7. As a legal proposition, this was not the proper approach by the Tribunal. If appointments were made not as per the roster, irrespective whether

a person was appointed or not, if such a person was a party to the proceedings, the appointment ought to have been set aside. Apart from that, we

are informed by counsel that the appointments made were subject to the result of the application. In the circumstances, those who were appointed

knew about the fate of the appointments. Even if they were not parties, the illegal appointments had to be set aside and directions issued in favour

of the petitioner. Now vacancies have arisen but for a period subsequent to the interviews for which the petitioner had applied. The petitioner

normally could not have been considered for future vacancies, unless there is a rule providing for appointment against future vacancies upto a

particular period. Such a rule if it exists, must meet the tests of Articles 14 and 16 of the Constitution of India. At any date such a rule at the highest

can be for a reasonable period of not more than one year in case of direct recruitments. The test is that otherwise, those who were eligible will be

kept out of the selection process. The State may have been held not liable in contempt as held by the tribunal, as there was no wilful default.

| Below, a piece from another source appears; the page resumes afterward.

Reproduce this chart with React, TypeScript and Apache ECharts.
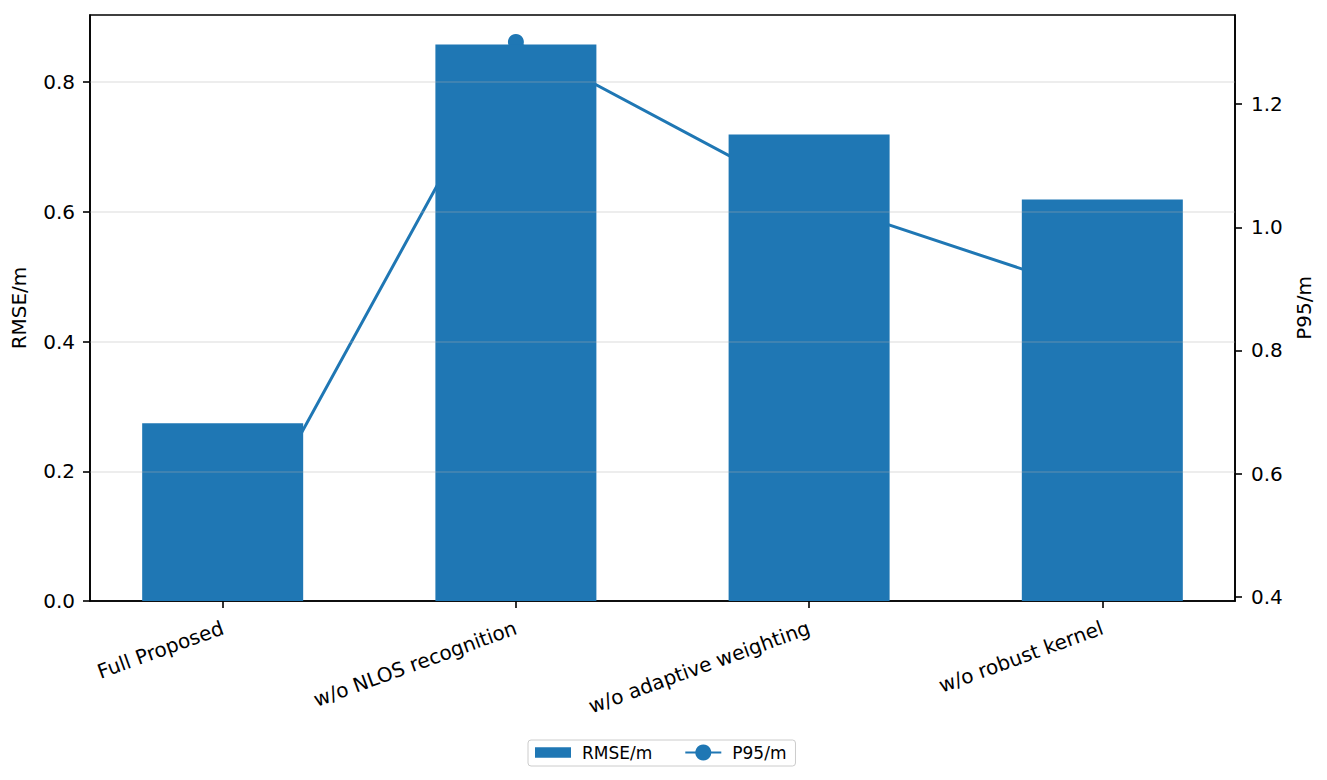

Nonetheless when the vacancy arose, the petitioner ought to have been considered in terms of the direction of the tribunal which had become final.

As there are vacancies both for women and NT-C candidates, and as petitioner was earlier selected by M.P.S.C. and on the peculiar facts of this

case, respondents are directed to take steps to issue letter of appointment to the petitioners within eight weeks from today, considering that the

petition is pending in the Court for the last three years.

8. Needless to say that the appointment will be from the date the letter of appointment is issued.

9. The learned A.G.P. points out that he has received instructions from Mr. M. V. Sawant, Asst. (Revenue), Revenue Department, Section EI

who was present in the Court.

10. Rule made absolute accordingly. There shall be no orders as to costs.